Posted on: Monday, July 26, 2004
U.S., China expand flights
By Joe McDonald
Associated Press
BEIJING China and the United States signed an aviation agreement Saturday to expand flights in the booming market between the two countries and drop most restrictions on each other's airlines.
The pact will increase numbers of passenger and cargo flights allowed by Chinese and U.S. carriers in stages over the next six years, rising from the current 54 per week to 249. To start, each side gets 14 more weekly flights in August.
The deal could ease shortages of seats that have prompted complaints from tourists and business travelers.
The pact eventually will eliminate most limits on schedules and which cities Chinese and U.S. carriers can serve in the two countries, said U.S. Transportation Secretary Norman Mineta.
"It's just a smidgen away from being an 'open skies' agreement," Mineta said before a signing ceremony with China's aviation minister, Yang Yuanyuan.
The deal should lower fares by increasing competition, replacing "very restrictive" terms that have blocked carriers from meeting demand for passenger and cargo flights, Mineta said.

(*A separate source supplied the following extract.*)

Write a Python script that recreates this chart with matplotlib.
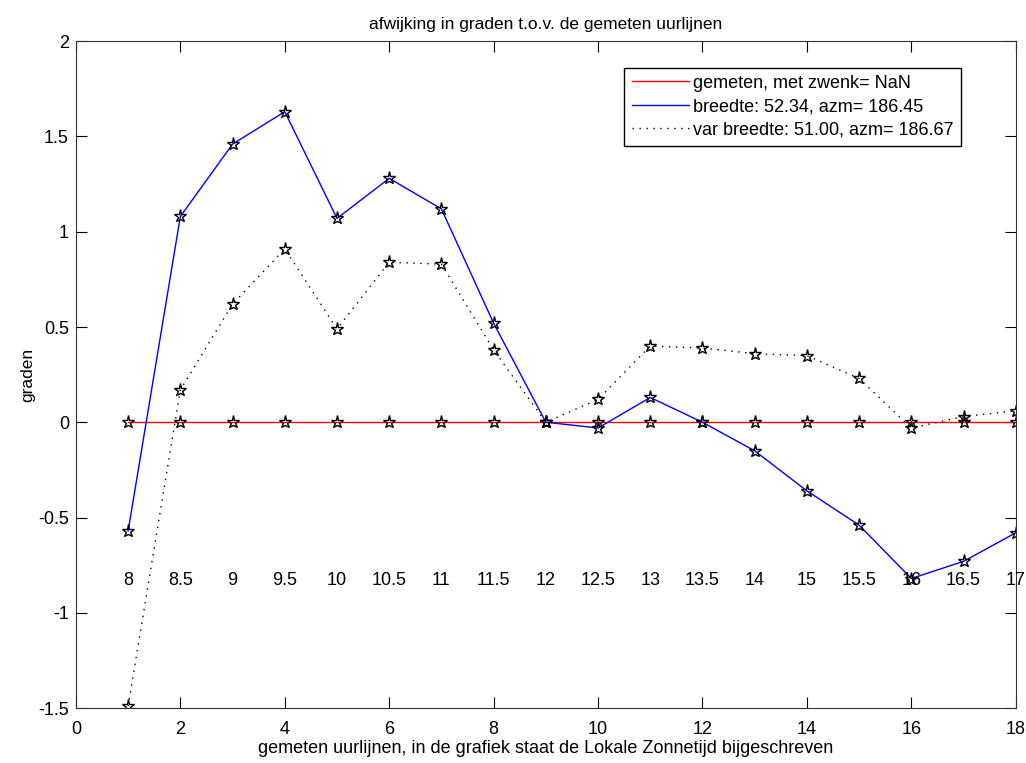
import numpy as np
import matplotlib
matplotlib.use('Agg')
import matplotlib.pyplot as plt

plt.rcParams['font.family'] = ['Liberation Sans', 'DejaVu Sans']
plt.rcParams['font.size'] = 13

# uurlijn nummer en bijbehorende lokale zonnetijd
uurlijn = np.arange(1, 19)
zonnetijd = ['8', '8.5', '9', '9.5', '10', '10.5', '11', '11.5', '12', '12.5',
             '13', '13.5', '14', '15', '15.5', '16', '16.5', '17']

gemeten = [0]*18
breedte = [-0.57, 1.08, 1.46, 1.63, 1.07, 1.28, 1.12, 0.52, 0.0, -0.03,
           0.13, 0.0, -0.15, -0.36, -0.54, -0.82, -0.73, -0.58]
var_breedte = [-1.49, 0.17, 0.62, 0.91, 0.49, 0.84, 0.83, 0.38, 0.0, 0.12,
               0.40, 0.39, 0.36, 0.35, 0.23, -0.03, 0.03, 0.06]
label_y = -0.83

fig = plt.figure(figsize=(10.26, 7.63), dpi=100)
ax = fig.add_axes([0.074, 0.072, 0.916, 0.874])

ax.plot(uurlijn, gemeten, color='red', lw=1, label='gemeten, met zwenk= NaN')
ax.plot(uurlijn, breedte, color='blue', lw=1, label='breedte: 52.34, azm= 186.45')
ax.plot(uurlijn, var_breedte, color='black', lw=1, ls=(0, (1, 4)),
        label='var breedte: 51.00, azm= 186.67')

for y in [gemeten, breedte, var_breedte]:
    ax.plot(uurlijn, y, ls='none', marker='*', ms=9.5, mfc='none', mec='k', mew=1)

for x, t in zip(uurlijn, zonnetijd):
    ax.text(x, label_y, t, ha='center', va='center', fontsize=13)

ax.set_xlim(0, 18)
ax.set_ylim(-1.5, 2)
ax.set_xticks(np.arange(0, 19, 2))
ax.set_yticks(np.arange(-1.5, 2.01, 0.5))
ax.set_yticklabels(['-1.5', '-1', '-0.5', '0', '0.5', '1', '1.5', '2'])
ax.tick_params(direction='in', top=True, right=True, length=8, labelsize=13, pad=5)
ax.tick_params(axis='x', pad=9)
for s in ax.spines.values():
    s.set_color('#333333')

ax.set_title('afwijking in graden t.o.v. de gemeten uurlijnen', fontsize=12.5, pad=9)
ax.set_xlabel('gemeten uurlijnen, in de grafiek staat de Lokale Zonnetijd bijgeschreven', fontsize=13, labelpad=2)
ax.set_ylabel('graden', fontsize=12.5, labelpad=2)

leg = ax.legend(loc='upper right', bbox_to_anchor=(0.951, 0.974), fancybox=False,
                edgecolor='k', framealpha=1, fontsize=13, handlelength=3.2,
                handletextpad=0.2, borderpad=0.4, labelspacing=0.35)
leg.get_frame().set_linewidth(1)

plt.savefig('out.png', dpi=100)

"Exponential growth in our trading hasn't been reflected in terms of what's going on in transportation," he said. The new deal "gives Chinese carriers as well as U.S. carriers a chance to exercise the potential in this marketplace."
The agreement allows the two sides to reopen talks in 2006 on whether to liberalize air travel further, Mineta said.
It allows each side to name five new airlines to fly between the two countries, according to Karan Bahtia, an assistant U.S. transportation secretary for aviation who traveled with Mineta.
The U.S. government on Friday picked United Airlines and Northwest Airlines, which already fly to China, to make the first additional flights under the new agreement.
American Airlines said it asked to delay awarding the routes until next year, when it plans to apply for approval to fly to China. But Bahtia said Washington acted immediately in order to increase services as quickly as possible.
Bahtia said the new agreement will eliminate restrictions that until now have limited U.S. airlines to serving five cities in China and Chinese carriers to 12 American cities.
It wasn't clear which additional airlines China might name for service to the United States. Beijing is in the midst of an effort to consolidate its industry into groups based around three major carriers.